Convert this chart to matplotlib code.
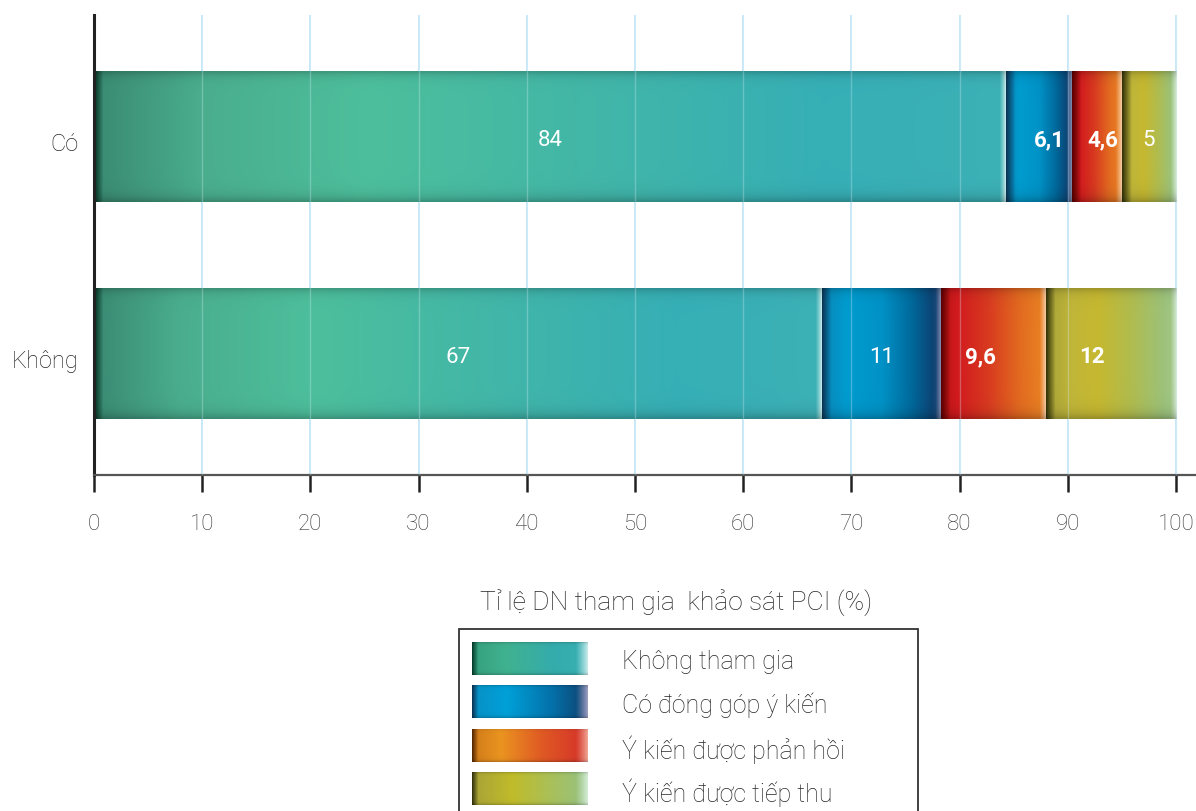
import numpy as np
import matplotlib
matplotlib.use("Agg")
import matplotlib.pyplot as plt
from matplotlib.colors import to_rgb
from matplotlib.patches import Rectangle
from matplotlib.transforms import ScaledTranslation

# ---- data ---------------------------------------------------------------
groups = ["Có", "Không"]
series = ["Không tham gia", "Có đóng góp ý kiến",
          "Ý kiến được phản hồi", "Ý kiến được tiếp thu"]
co_values = [84, 6.1, 4.6, 5]
khong_values = [67, 11, 9.6, 12]
x_ticks = [0, 10, 20, 30, 40, 50, 60, 70, 80, 90, 100]
title = "Tỉ lệ DN tham gia  khảo sát PCI (%)"

# ---- styling --------------------------------------------------------------
W, H = 1196, 811
plt.rcParams['font.family'] = ['Roboto', 'DejaVu Sans']
TEXT = '#262626'

# colour stops for each series: (left dark edge, body stops, right light edge)
bar_styles = [
    ('#03301f', [(0.0, '#3a8a72'), (0.12, '#4aae8e'), (0.3, '#4dbf9c'),
                 (0.55, '#42b6a8'), (0.8, '#36afb6'), (1.0, '#3cb1b6')], '#bfe6e6'),
    ('#0b3658', [(0.0, '#0a86b8'), (0.2, '#019ccf'), (0.5, '#0092c6'),
                 (0.75, '#00699c'), (0.92, '#0c4576'), (1.0, '#2a4a7a')], '#8c93b4'),
    ('#5e0000', [(0.0, '#b81414'), (0.15, '#d21a1e'), (0.45, '#d83a20'),
                 (0.75, '#e26a20'), (1.0, '#ea8424')], '#f6c69c'),
    ('#353508', [(0.0, '#a8a23a'), (0.2, '#c0b638'), (0.4, '#c6b830'),
                 (0.65, '#b0bc4e'), (0.9, '#9cc27a'), (1.0, '#a4c88c')], '#d2e8d0'),
]
legend_styles = [
    ('#053f2e', [(0.0, '#36a07c'), (0.3, '#40b290'), (0.7, '#34acac'),
                 (1.0, '#38b0b4')], '#c4eaea'),
    ('#0b3658', [(0.0, '#0890c4'), (0.3, '#00a0d8'), (0.7, '#0470a8'),
                 (1.0, '#10406e')], '#9a9cc0'),
    ('#5a2a00', [(0.0, '#d07a1a'), (0.25, '#ea9420'), (0.6, '#e05a24'),
                 (1.0, '#d4302a')], '#f0a492'),
    ('#36360e', [(0.0, '#a8a238'), (0.35, '#c0bc2a'), (0.7, '#a8c05c'),
                 (1.0, '#94c284')], '#d4ecd4'),
]
label_bold = {"Có": [False, True, True, False],
              "Không": [False, False, True, True]}
label_shift = {"Có": [0, 1.0, 0.6, 0],
               "Không": [0, 0, -1.2, -1.7]}


def gradient_strip(n_px, style, rows=64, edge_l=9, edge_r=6):
    dark, stops, light = style
    n_px = max(int(round(n_px)), 4)
    pos = np.array([s[0] for s in stops])
    cols = np.array([to_rgb(s[1]) for s in stops])
    t = np.linspace(0, 1, n_px)
    base = np.stack([np.interp(t, pos, cols[:, k]) for k in range(3)], axis=1)
    i = np.arange(n_px)
    # dark seam on the left, pale sheen on the right
    wl = np.clip(1 - i / edge_l, 0, 1) ** 1.0
    wr = np.clip(1 - (n_px - 1 - i) / edge_r, 0, 1) ** 1.2
    base = base * (1 - wl[:, None]) + np.array(to_rgb(dark)) * wl[:, None]
    base = base * (1 - wr[:, None]) + np.array(to_rgb(light)) * wr[:, None]
    v = np.linspace(0, 1, rows)
    shade = 1 - 0.18 * np.exp(-v / 0.035) - 0.22 * np.exp(-(1 - v) / 0.045)
    img = base[None, :, :] * shade[:, None, None]
    return np.clip(img, 0, 1)


fig = plt.figure(figsize=(W / 100, H / 100), dpi=100)
ax_left, ax_top, ax_bottom = 94, 15, 475
ax = fig.add_axes([ax_left / W, 1 - ax_bottom / H, 1 - ax_left / W,
                   (ax_bottom - ax_top) / H])
px_per_unit = 10.82
xmax = (W - ax_left) / px_per_unit
ymin, ymax = -0.5576, 1.562
bar_h = 0.6

rows_data = {"Có": co_values, "Không": khong_values}
y_pos = {"Có": 1, "Không": 0}

for g in groups:
    vals = np.array(rows_data[g], dtype=float)
    shares = vals / vals.sum() * 100
    left = 0.0
    y = y_pos[g]
    for k, (v, share) in enumerate(zip(vals, shares)):
        img = gradient_strip(share * px_per_unit, bar_styles[k])
        ax.imshow(img, extent=[left, left + share, y - bar_h / 2, y + bar_h / 2],
                  aspect='auto', origin='upper', interpolation='bilinear', zorder=2)
        txt = f"{v:g}".replace('.', ',')
        ax.text(left + share / 2 + label_shift[g][k], y - 0.015, txt,
                ha='center', va='center', color='white', fontsize=16,
                fontweight='bold' if label_bold[g][k] else 'normal', zorder=5)
        left += share

for t in x_ticks[1:]:
    ax.axvline(t, color='#bde4f7', lw=1.2, zorder=1)
    ax.axvline(t, color='#d8f0fb', lw=1.0, alpha=0.3, zorder=3)

ax.set_xlim(0, xmax)
ax.set_ylim(ymin, ymax)
ax.set_xticks(x_ticks)
ax.set_xticklabels([str(t) for t in x_ticks])
ax.set_yticks([y_pos[g] for g in groups])
ax.set_yticklabels(groups)
ax.tick_params(axis='x', direction='out', length=12, width=1.8, colors='#222',
               labelcolor='#333', labelsize=16, pad=16)
ax.tick_params(axis='y', length=0, labelcolor=TEXT, labelsize=17, pad=11)
for lbl in ax.get_xticklabels() + ax.get_yticklabels():
    lbl.set_fontweight('light')
down = ScaledTranslation(0, -5 / 100, fig.dpi_scale_trans)
for lbl in ax.get_yticklabels():
    lbl.set_transform(lbl.get_transform() + down)
for s in ('top', 'right'):
    ax.spines[s].set_visible(False)
ax.spines['left'].set_color('#222')
ax.spines['left'].set_linewidth(2.2)
ax.spines['bottom'].set_color('#555')
ax.spines['bottom'].set_linewidth(1.6)
ax.set_facecolor('none')

# ---- legend -------------------------------------------------------------
fig.text(676 / W, 1 - 603 / H, title, ha='center', va='center',
         fontsize=19, color=TEXT, fontweight='light')
box = Rectangle((459 / W, -0.05), (918 - 459) / W, (1 - 629 / H) + 0.05,
                fill=False, edgecolor='#333', lw=1.3, transform=fig.transFigure)
fig.patches.append(box)

sw_top = [642, 685, 729, 772]
sw_h = 33
for k, name in enumerate(series):
    sax = fig.add_axes([472 / W, 1 - (sw_top[k] + sw_h) / H, 116 / W, sw_h / H])
    sax.imshow(gradient_strip(116, legend_styles[k], edge_l=6, edge_r=12),
               aspect='auto', interpolation='bilinear')
    sax.axis('off')
    fig.text(622 / W, 1 - (sw_top[k] + sw_h / 2 + 4) / H, name, ha='left',
             va='center', fontsize=18, color=TEXT, fontweight='light')

fig.savefig('out.png', dpi=100)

### TASK REQUIREMENTS:
Please write out all of the material above without changing a word, and omit any pictures.

### TASK ANSWER:
Convert this chart to matplotlib code.
import numpy as np
import matplotlib
matplotlib.use("Agg")
import matplotlib.pyplot as plt
from matplotlib.colors import to_rgb
from matplotlib.patches import Rectangle
from matplotlib.transforms import ScaledTranslation

# ---- data ---------------------------------------------------------------
groups = ["Có", "Không"]
series = ["Không tham gia", "Có đóng góp ý kiến",
          "Ý kiến được phản hồi", "Ý kiến được tiếp thu"]
co_values = [84, 6.1, 4.6, 5]
khong_values = [67, 11, 9.6, 12]
x_ticks = [0, 10, 20, 30, 40, 50, 60, 70, 80, 90, 100]
title = "Tỉ lệ DN tham gia  khảo sát PCI (%)"

# ---- styling --------------------------------------------------------------
W, H = 1196, 811
plt.rcParams['font.family'] = ['Roboto', 'DejaVu Sans']
TEXT = '#262626'

# colour stops for each series: (left dark edge, body stops, right light edge)
bar_styles = [
    ('#03301f', [(0.0, '#3a8a72'), (0.12, '#4aae8e'), (0.3, '#4dbf9c'),
                 (0.55, '#42b6a8'), (0.8, '#36afb6'), (1.0, '#3cb1b6')], '#bfe6e6'),
    ('#0b3658', [(0.0, '#0a86b8'), (0.2, '#019ccf'), (0.5, '#0092c6'),
                 (0.75, '#00699c'), (0.92, '#0c4576'), (1.0, '#2a4a7a')], '#8c93b4'),
    ('#5e0000', [(0.0, '#b81414'), (0.15, '#d21a1e'), (0.45, '#d83a20'),
                 (0.75, '#e26a20'), (1.0, '#ea8424')], '#f6c69c'),
    ('#353508', [(0.0, '#a8a23a'), (0.2, '#c0b638'), (0.4, '#c6b830'),
                 (0.65, '#b0bc4e'), (0.9, '#9cc27a'), (1.0, '#a4c88c')], '#d2e8d0'),
]
legend_styles = [
    ('#053f2e', [(0.0, '#36a07c'), (0.3, '#40b290'), (0.7, '#34acac'),
                 (1.0, '#38b0b4')], '#c4eaea'),
    ('#0b3658', [(0.0, '#0890c4'), (0.3, '#00a0d8'), (0.7, '#0470a8'),
                 (1.0, '#10406e')], '#9a9cc0'),
    ('#5a2a00', [(0.0, '#d07a1a'), (0.25, '#ea9420'), (0.6, '#e05a24'),
                 (1.0, '#d4302a')], '#f0a492'),
    ('#36360e', [(0.0, '#a8a238'), (0.35, '#c0bc2a'), (0.7, '#a8c05c'),
                 (1.0, '#94c284')], '#d4ecd4'),
]
label_bold = {"Có": [False, True, True, False],
              "Không": [False, False, True, True]}
label_shift = {"Có": [0, 1.0, 0.6, 0],
               "Không": [0, 0, -1.2, -1.7]}


def gradient_strip(n_px, style, rows=64, edge_l=9, edge_r=6):
    dark, stops, light = style
    n_px = max(int(round(n_px)), 4)
    pos = np.array([s[0] for s in stops])
    cols = np.array([to_rgb(s[1]) for s in stops])
    t = np.linspace(0, 1, n_px)
    base = np.stack([np.interp(t, pos, cols[:, k]) for k in range(3)], axis=1)
    i = np.arange(n_px)
    # dark seam on the left, pale sheen on the right
    wl = np.clip(1 - i / edge_l, 0, 1) ** 1.0
    wr = np.clip(1 - (n_px - 1 - i) / edge_r, 0, 1) ** 1.2
    base = base * (1 - wl[:, None]) + np.array(to_rgb(dark)) * wl[:, None]
    base = base * (1 - wr[:, None]) + np.array(to_rgb(light)) * wr[:, None]
    v = np.linspace(0, 1, rows)
    shade = 1 - 0.18 * np.exp(-v / 0.035) - 0.22 * np.exp(-(1 - v) / 0.045)
    img = base[None, :, :] * shade[:, None, None]
    return np.clip(img, 0, 1)


fig = plt.figure(figsize=(W / 100, H / 100), dpi=100)
ax_left, ax_top, ax_bottom = 94, 15, 475
ax = fig.add_axes([ax_left / W, 1 - ax_bottom / H, 1 - ax_left / W,
                   (ax_bottom - ax_top) / H])
px_per_unit = 10.82
xmax = (W - ax_left) / px_per_unit
ymin, ymax = -0.5576, 1.562
bar_h = 0.6

rows_data = {"Có": co_values, "Không": khong_values}
y_pos = {"Có": 1, "Không": 0}

for g in groups:
    vals = np.array(rows_data[g], dtype=float)
    shares = vals / vals.sum() * 100
    left = 0.0
    y = y_pos[g]
    for k, (v, share) in enumerate(zip(vals, shares)):
        img = gradient_strip(share * px_per_unit, bar_styles[k])
        ax.imshow(img, extent=[left, left + share, y - bar_h / 2, y + bar_h / 2],
                  aspect='auto', origin='upper', interpolation='bilinear', zorder=2)
        txt = f"{v:g}".replace('.', ',')
        ax.text(left + share / 2 + label_shift[g][k], y - 0.015, txt,
                ha='center', va='center', color='white', fontsize=16,
                fontweight='bold' if label_bold[g][k] else 'normal', zorder=5)
        left += share

for t in x_ticks[1:]:
    ax.axvline(t, color='#bde4f7', lw=1.2, zorder=1)
    ax.axvline(t, color='#d8f0fb', lw=1.0, alpha=0.3, zorder=3)

ax.set_xlim(0, xmax)
ax.set_ylim(ymin, ymax)
ax.set_xticks(x_ticks)
ax.set_xticklabels([str(t) for t in x_ticks])
ax.set_yticks([y_pos[g] for g in groups])
ax.set_yticklabels(groups)
ax.tick_params(axis='x', direction='out', length=12, width=1.8, colors='#222',
               labelcolor='#333', labelsize=16, pad=16)
ax.tick_params(axis='y', length=0, labelcolor=TEXT, labelsize=17, pad=11)
for lbl in ax.get_xticklabels() + ax.get_yticklabels():
    lbl.set_fontweight('light')
down = ScaledTranslation(0, -5 / 100, fig.dpi_scale_trans)
for lbl in ax.get_yticklabels():
    lbl.set_transform(lbl.get_transform() + down)
for s in ('top', 'right'):
    ax.spines[s].set_visible(False)
ax.spines['left'].set_color('#222')
ax.spines['left'].set_linewidth(2.2)
ax.spines['bottom'].set_color('#555')
ax.spines['bottom'].set_linewidth(1.6)
ax.set_facecolor('none')

# ---- legend -------------------------------------------------------------
fig.text(676 / W, 1 - 603 / H, title, ha='center', va='center',
         fontsize=19, color=TEXT, fontweight='light')
box = Rectangle((459 / W, -0.05), (918 - 459) / W, (1 - 629 / H) + 0.05,
                fill=False, edgecolor='#333', lw=1.3, transform=fig.transFigure)
fig.patches.append(box)

sw_top = [642, 685, 729, 772]
sw_h = 33
for k, name in enumerate(series):
    sax = fig.add_axes([472 / W, 1 - (sw_top[k] + sw_h) / H, 116 / W, sw_h / H])
    sax.imshow(gradient_strip(116, legend_styles[k], edge_l=6, edge_r=12),
               aspect='auto', interpolation='bilinear')
    sax.axis('off')
    fig.text(622 / W, 1 - (sw_top[k] + sw_h / 2 + 4) / H, name, ha='left',
             va='center', fontsize=18, color=TEXT, fontweight='light')

fig.savefig('out.png', dpi=100)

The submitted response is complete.